Defense Minister Annegret Kramp-Karrenbauer is calling for Berlin to take steps by 2024 to raise German military spending to 2% of gross domestic product. The number is NATO's stated target for domestic military budgets, and a frequent demand of US President Donald Trump. That would mean an increase in spending in the double-digit billions of euros.
Kramp-Karrenbauer, who succeeded Chancellor Angela Merkel as leader of the Christian Democrats (CDU) late last year, made the statement in an interview published in the Sunday edition of the Frankfurter Allgemeine Zeitung. She said the government would attempt to meet NATO's target, but added it would "not be achieved overnight."

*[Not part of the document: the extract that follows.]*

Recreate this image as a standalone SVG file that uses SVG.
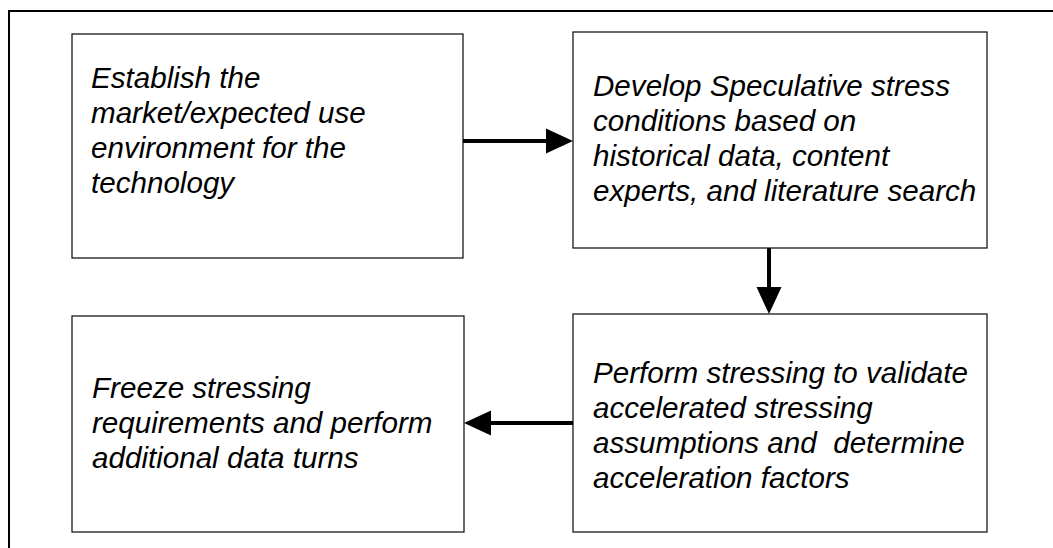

With an unpredictable economy and tax revenue down, the government has cut the 2020 budget — diminishing Germany's prospects of reaching 2%. NATO members had agreed to the figure back in 2014.
Kramp-Karrenbauer said Germany "really needs to move in this direction." She said she would put that position before the Cabinet and the coalition committee "as minister and party leader."
Granting Trump's 'wishes'
The defense minister risks forging "a policy of building up the military according to the wishes of Donald Trump," Thorsten Schäfer-Gümbel, the acting leader of the Social Democrats (SPD), told the Redaktionsnetzwerks Deutschland for an article published in newspapers Monday.
He said governing parties had agreed to the budget — including Bundeswehr spending — and that meant the issue was closed for now. The SPD is the junior party in Merkel's governing coalition.
Schäfer-Gümbel's party colleagues were less generous in their assessment of the defense minister's plans. "I'm amazed that Frau Kramp-Karrenbauer has so quickly reopened this debate," SPD General-Secretary Lars Klingbeil told newspapers belonging to the Funke Mediengruppe. He said the party would not allow Trump to dictate Germany's military spending: "There's nothing doing for that with the SPD," he said, "and we have already clarified that within the coalition many times."
The Greens, Germany's top party according to public support, have also indicated they will not back Kramp-Karrenbauer's plan. Party co-leader Robert Habeck told the public broadcaster ZDF that "we need a functional army, which is not above all a question of money." He said Kramp-Karrenbauer would need to "clean up" the military and only then could the funding be discussed.